Rippon is in the rain shadow of the Main Divide between Otago and the West Coast.
Inside the tasting hall, Jo gave us five wines — osteiner, sauvignon blanc, gamay, mature-vine pinot noir and mature-vine riesling.

It was my first try of the former, "a bit of a curio" says Jo. She doesn't like to talk flavours but says it's "quaffable". I got a grapefruit tang at the finish.

The sav was fuller than some New Zealand versions, the gamay from only 11 rows of grapes.

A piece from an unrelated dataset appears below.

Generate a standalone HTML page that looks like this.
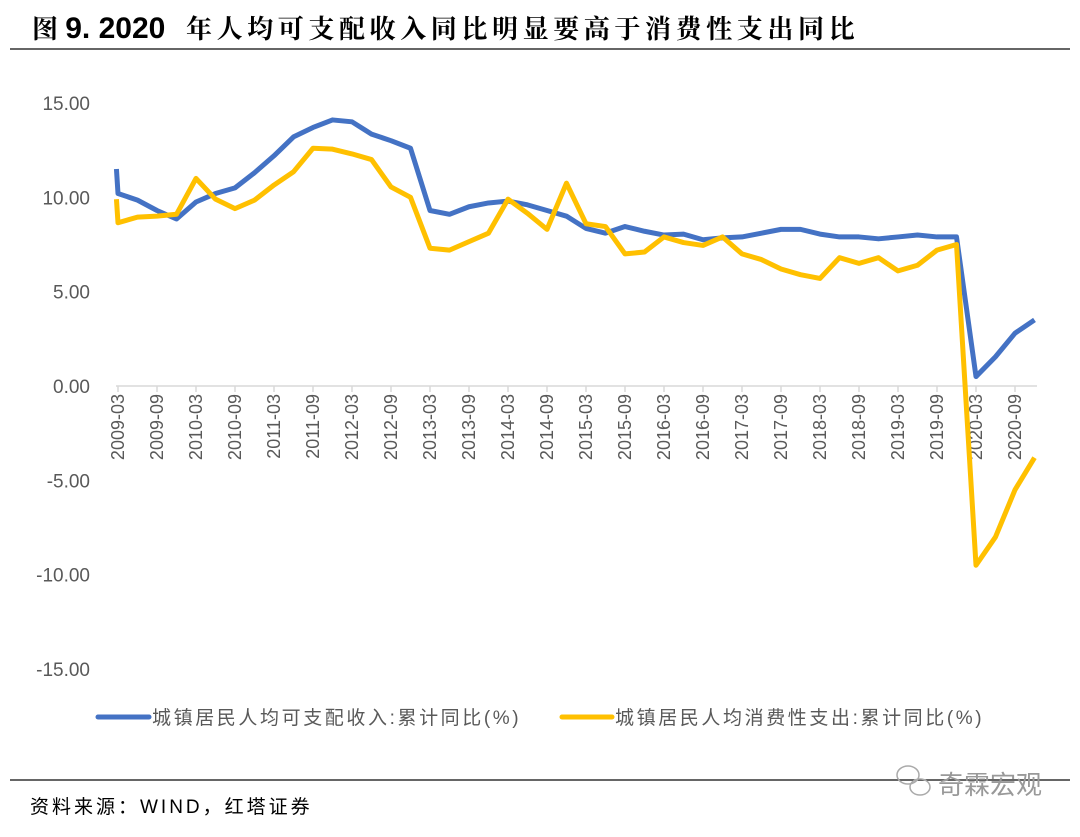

Their mature pinot is their "most important wine — it seems to be distinctly of Rippon". For an Englishman raised on the horrors of hock and Blue Nun, the mature riesling was another reminder that this is, in the right hands, a fine and flexible variety.

Over the Pisa Range into Bannockburn, and below the scarred, abandoned goldfields, Mt Difficulty is a bigger operation, with grapes at multiple owned and leased sites in the area.

Like Rippon, it has a microclimate, several if you factor in the number of vineyards. It is the warmest of the sub-regions in central Otago.

Mt Difficulty has two major ranges — Roaring Meg and Bannockburn. The former is easy drinking, the latter more food-friendly.

Over a platter on the restaurant terrace ("smoked Stewart Island mussel pate", "Merguez sausage, piquillo pepper & baby rocket with a dill yogurt dressing"), the Cellar Door Manager, Jacqui Rose-Anderson, poured four wines.

The Bannockburn Pinot Gris was a sunburst, the Bannockburn Pinot Noir lingering dark fruit. The Bendigo Ghost Town Syrah, from grapes grown at a single vineyard with a short but crucial period of extra afternoon sun, was a rich black sensation with a spice kick. To finish, the Bannockburn Manson Farm Late Harvest Pinot Gris, a dessert wine. Sweet but not cloying.

Mt Difficulty, the bluff that gives the winery its identity, got its name after an explorer and surveyor found it impassable while driving sheep from Oamaru to his station at Glenorchy. He had to go via Wanaka and the Crown Range, adding three weeks to the trip. He's regarded as the founder of Queenstown. His name was William Rees.